Objective: With travel restrictions lifted, it’s becoming increasingly important for airline and transport business to recoup profits after difficult times with the COVID-19 pandemic. Hence, we want to perform customer segmentation analysis on airline customers using k-means clustering.

Data Source:: https://www.kaggle.com/datasets/felixign/airline-customer

Analysis: In general, one can perform clustering using 2 methods. First, k-means clustering can be performed. The advantages are one can select the numbers of clusters, it runs on small and large datasets, and the results are simple to understand. In particular, the optimal number of clusters can be derived using the ‘Elbow Method.’ The alternative is hierarchical clustering. Here, the algorithm itself decides on how many clusters should be made. However, this method is not useful on large datasets as the results are difficult to visualize. Hence, this method won’t be pursued in this analysis.

The dataset includes demographic data, such as one’s work country/province/city and gender, as well as flight timestamps including one’s first light date. To use k-means clustering, all integer-based columns need to be normalized and all categorical variables must be ‘one-hot’ encoded. All work was performed in Python.

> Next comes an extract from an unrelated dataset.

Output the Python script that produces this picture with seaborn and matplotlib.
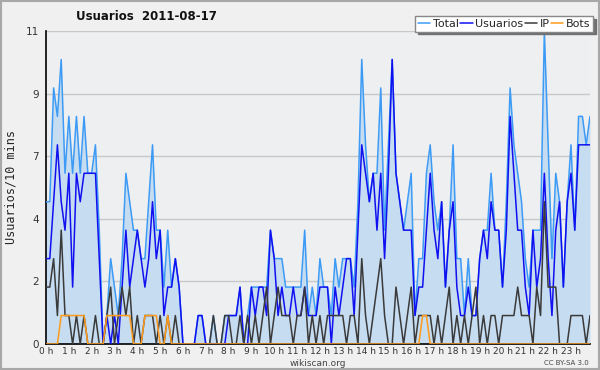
import numpy as np
import pandas as pd
import seaborn as sns
import matplotlib.pyplot as plt

# valores cada 10 minutos (144 puntos)
total = [5, 5, 9, 8, 10, 6, 8, 6, 8, 6, 8, 6, 6, 7, 4, 0, 1, 3, 2, 1, 3, 6, 5, 4,
         4, 3, 3, 5, 7, 4, 4, 2, 4, 2, 3, 2, 0, 0, 0, 0, 1, 1, 0, 0, 1, 0, 0, 1,
         1, 1, 1, 2, 0, 1, 2, 2, 2, 2, 2, 4, 3, 3, 3, 2, 2, 2, 2, 2, 4, 1, 2, 1,
         3, 2, 2, 1, 3, 2, 3, 3, 3, 2, 5, 10, 7, 5, 6, 6, 9, 4, 7, 10, 6, 5, 4, 5,
         6, 1, 3, 3, 6, 7, 5, 4, 5, 2, 4, 7, 3, 3, 1, 3, 1, 1, 3, 4, 4, 6, 4, 4,
         2, 5, 9, 7, 6, 5, 3, 2, 4, 4, 4, 11, 7, 3, 6, 5, 2, 5, 7, 4, 8, 8, 7, 8]
usuarios = [3, 3, 5, 7, 5, 4, 6, 2, 6, 5, 6, 6, 6, 6, 3, 0, 1, 0, 1, 0, 2, 4, 2, 3,
            4, 3, 2, 3, 5, 3, 4, 1, 2, 2, 3, 2, 0, 0, 0, 0, 1, 1, 0, 0, 0, 0, 0, 0,
            1, 1, 1, 2, 0, 0, 2, 1, 2, 2, 1, 4, 3, 1, 2, 1, 1, 2, 1, 1, 2, 1, 1, 1,
            2, 2, 2, 0, 2, 1, 2, 3, 3, 1, 4, 7, 6, 5, 6, 4, 6, 3, 6, 10, 6, 5, 4, 4,
            4, 1, 2, 2, 4, 6, 4, 3, 5, 2, 4, 5, 2, 1, 1, 2, 1, 1, 3, 4, 3, 5, 4, 4,
            2, 4, 8, 6, 4, 4, 2, 1, 4, 2, 3, 6, 3, 1, 4, 5, 2, 5, 6, 4, 7, 7, 7, 7]
ip = [2, 2, 3, 1, 4, 1, 1, 0, 1, 0, 1, 0, 0, 1, 0, 0, 1, 2, 0, 1, 2, 1, 2, 0,
      1, 0, 1, 1, 1, 0, 1, 0, 1, 0, 1, 0, 0, 0, 0, 0, 0, 0, 0, 0, 1, 0, 0, 1,
      1, 0, 0, 1, 0, 1, 0, 1, 0, 1, 2, 0, 1, 2, 1, 1, 1, 0, 1, 1, 2, 0, 1, 0,
      1, 0, 1, 1, 1, 1, 1, 0, 1, 1, 0, 3, 1, 0, 1, 2, 3, 1, 0, 0, 2, 1, 0, 1,
      2, 0, 1, 1, 1, 1, 0, 1, 0, 1, 2, 0, 1, 0, 1, 0, 1, 2, 0, 1, 0, 1, 1, 0,
      1, 1, 1, 1, 2, 1, 1, 1, 0, 2, 1, 5, 2, 2, 2, 0, 0, 0, 1, 1, 1, 1, 0, 1]
bots = [0, 0, 0, 0, 1, 1, 1, 1, 1, 1, 1, 0, 0, 0, 0, 0, 1, 1, 1, 1, 1, 1, 1, 0,
        0, 0, 1, 1, 1, 1, 0, 0, 1, 0, 0, 0, 0, 0, 0, 0, 0, 0, 0, 0, 0, 0, 0, 0,
        0, 0, 0, 0, 0, 0, 0, 0, 0, 0, 0, 0, 0, 0, 0, 0, 0, 0, 0, 0, 0, 0, 0, 0,
        0, 0, 0, 0, 0, 0, 0, 0, 0, 0, 0, 0, 0, 0, 0, 0, 0, 0, 0, 0, 0, 0, 0, 0,
        0, 0, 0, 1, 1, 0, 0, 0, 0, 0, 0, 0, 0, 0, 0, 0, 0, 0, 0, 0, 0, 0, 0, 0,
        0, 0, 0, 0, 0, 0, 0, 0, 0, 0, 0, 0, 0, 0, 0, 0, 0, 0, 0, 0, 0, 0, 0, 0]
hour_labels = [f"{h} h" for h in range(24)]
ytick_labels = ["0", "2", "4", "7", "9", "11"]

df = pd.DataFrame({"t": np.arange(len(total)), "Total": total, "Usuarios": usuarios,
                   "IP": ip, "Bots": bots})
colors = {"Total": "#3d9bf5", "Usuarios": "#1010f0", "IP": "#3a3a3a", "Bots": "#ff9a1a"}

sns.set_style("white")
plt.rcParams["font.family"] = ["DejaVu Sans"]

fig = plt.figure(figsize=(6, 3.7), dpi=100, facecolor="#f0f0f0")
ax = fig.add_axes([46 / 600, 26 / 370, 544 / 600, 313 / 370])
ax.set_facecolor("#eeeff1")

ax.fill_between(df["t"], df["Total"], color="#c6dcf0", lw=0, zorder=1)
for name in ["Total", "Usuarios", "IP", "Bots"]:
    sns.lineplot(data=df, x="t", y=name, ax=ax, color=colors[name], lw=1.1,
                 label=name, zorder=3)

ax.set_xlim(0, 143)
ax.set_ylim(0, 11)
ax.set_yticks(np.linspace(0, 11, 6))
ax.set_yticklabels(ytick_labels, fontsize=7.5, color="#333333")
ax.set_yticks(np.arange(0, 11.01, 0.55), minor=True)
ax.set_xticks(np.arange(0, 144, 6))
ax.set_xticklabels(hour_labels, fontsize=6.5, color="#333333")
ax.set_xticks(np.arange(0, 144, 2), minor=True)
ax.tick_params(axis="both", which="major", length=4, width=1, color="black", pad=1)
ax.tick_params(axis="x", which="major", pad=-1.5)
ax.tick_params(axis="both", which="minor", length=3, width=1, color="black")
ax.grid(axis="y", which="major", color="#c8c8c8", lw=1)
ax.set_axisbelow(True)
for s in ["top", "right"]:
    ax.spines[s].set_visible(False)
for s in ["left", "bottom"]:
    ax.spines[s].set_color("black")
    ax.spines[s].set_linewidth(1.2)
ax.set_xlabel("")
ax.set_ylabel("Usuarios/10 mins", fontsize=8.5, family="DejaVu Sans Mono", labelpad=6)

leg = ax.legend(loc="upper right", bbox_to_anchor=(593 / 600, 1 - 16 / 370),
                bbox_transform=fig.transFigure, ncol=4, frameon=True, fancybox=False,
                shadow={"color": "#707070", "alpha": 1}, fontsize=8, handlelength=1.1,
                handletextpad=0.25, columnspacing=0.1, borderpad=0.25, borderaxespad=0)
leg.get_frame().set_edgecolor("#888888")
leg.get_frame().set_linewidth(1)

fig.text(146 / 600, 1 - 17 / 370, "Usuarios  2011-08-17", ha="center", va="center",
         fontsize=8.5, fontweight="bold", color="#111111")
fig.text(318 / 600, 1 - 363 / 370, "wikiscan.org", ha="center", va="center",
         fontsize=6.5, color="#444444")
fig.text(589 / 600, 1 - 363 / 370, "CC BY-SA 3.0", ha="right", va="center",
         fontsize=5, color="#444444")
fig.patches.append(plt.Rectangle((0.0015, 0.0025), 0.997, 0.995, transform=fig.transFigure,
                                 fill=False, edgecolor="#a8a8a8", lw=1.5))

fig.savefig("out.png", dpi=100, facecolor=fig.get_facecolor())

Feature Engineering: We believed the length of membership would be an important feature to determine a customer segment. We obtained this value by subtracting the date the latest data was taken from the time they joined the Frequent Flyer Program. We visualized the data as seen below.

Distribution Plot for membership duration in months.

Conclusion: One can see that the optimal number of clusters is about 3 based on the airline customer dataset. As a next step, we could use a decision tree classification algorithm, on the derived clusters, to determine which features characterize each cluster.